Nicole Ramos, a human rights lawyer with the nonprofit Al Otro Lado, told NBC News that lawyers were helping families seeking asylum with the final preparations. Then the group plans to walk together to the point of entry, where the "families will present themselves to U.S. authorities."
Ramos said the lawyers have prepared strong cases for 115 to 185 people, a large majority of whom are children.
"The reason why the legal review is important is [so that] people who do not have a well-articulated asylum claim and no chance of winning do not needlessly subject themselves to a system that is designed to deport them — not protect them, deport them," she said.
The Trump administration has described the group as a threat, and Attorney General Jeff Sessions called the caravan as "a deliberate attempt to undermine our laws and overwhelm our system."
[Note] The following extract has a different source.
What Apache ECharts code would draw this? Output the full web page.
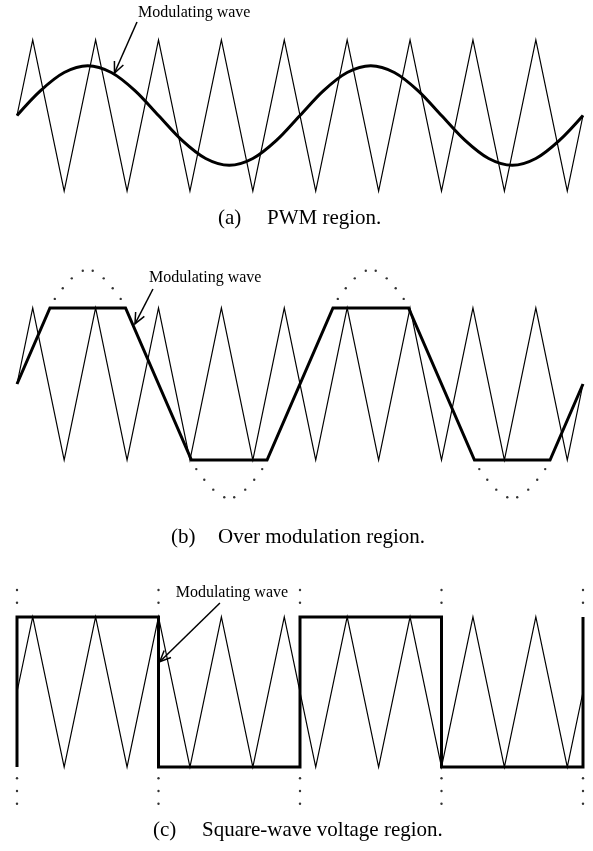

Nearly 20 lawyers from the United States were in the border city dispensing advice as a healthy slice of the nearly 400 people who ventured north through Mexico from Central America planned to ask for asylum on Sunday, according to Pueblo Sin Fronteras' Gina Garibo, who has been helping to guide the caravan.
The lawyers were warning asylum seekers to expect the worst, including possible separation from children and family members and months of detention as their cases are weighed.
"We are the bearers of horrible news," Los Angeles lawyer Nora Phillips said. "That's what good attorneys are for."
Earlier this month, President Donald Trump tweeted that the caravan "better be stopped before it gets there" to the border. He blamed Congress for what he described as "weak" immigration laws that encourage such migration.
The official stance of the U.S. Department of Homeland Security is that the asylum seekers, who began their trek March 25 near the Guatemalan border, should have tried to settle in Mexico. But Homeland Security Secretary Kirstjen Nielsen said their claims at the U.S.-Mexico border would be expedited "efficiently and expeditiously."
At the same time, she warned that anyone who helps an undocumented immigrant make false claims of asylum could be prosecuted.
The trek south of the border was much more dangerous and taxing. A migrant who gave her name as Katerine sat in Tijuana with her baby girl, Ashley, on her lap. She told NBC News that she wants to get to North Carolina.
She said the pair went days without food and water and used the infamous freight train known as "the beast" to get part of the way through Mexico. "We've had exactly a month without sleeping in a bed," she said.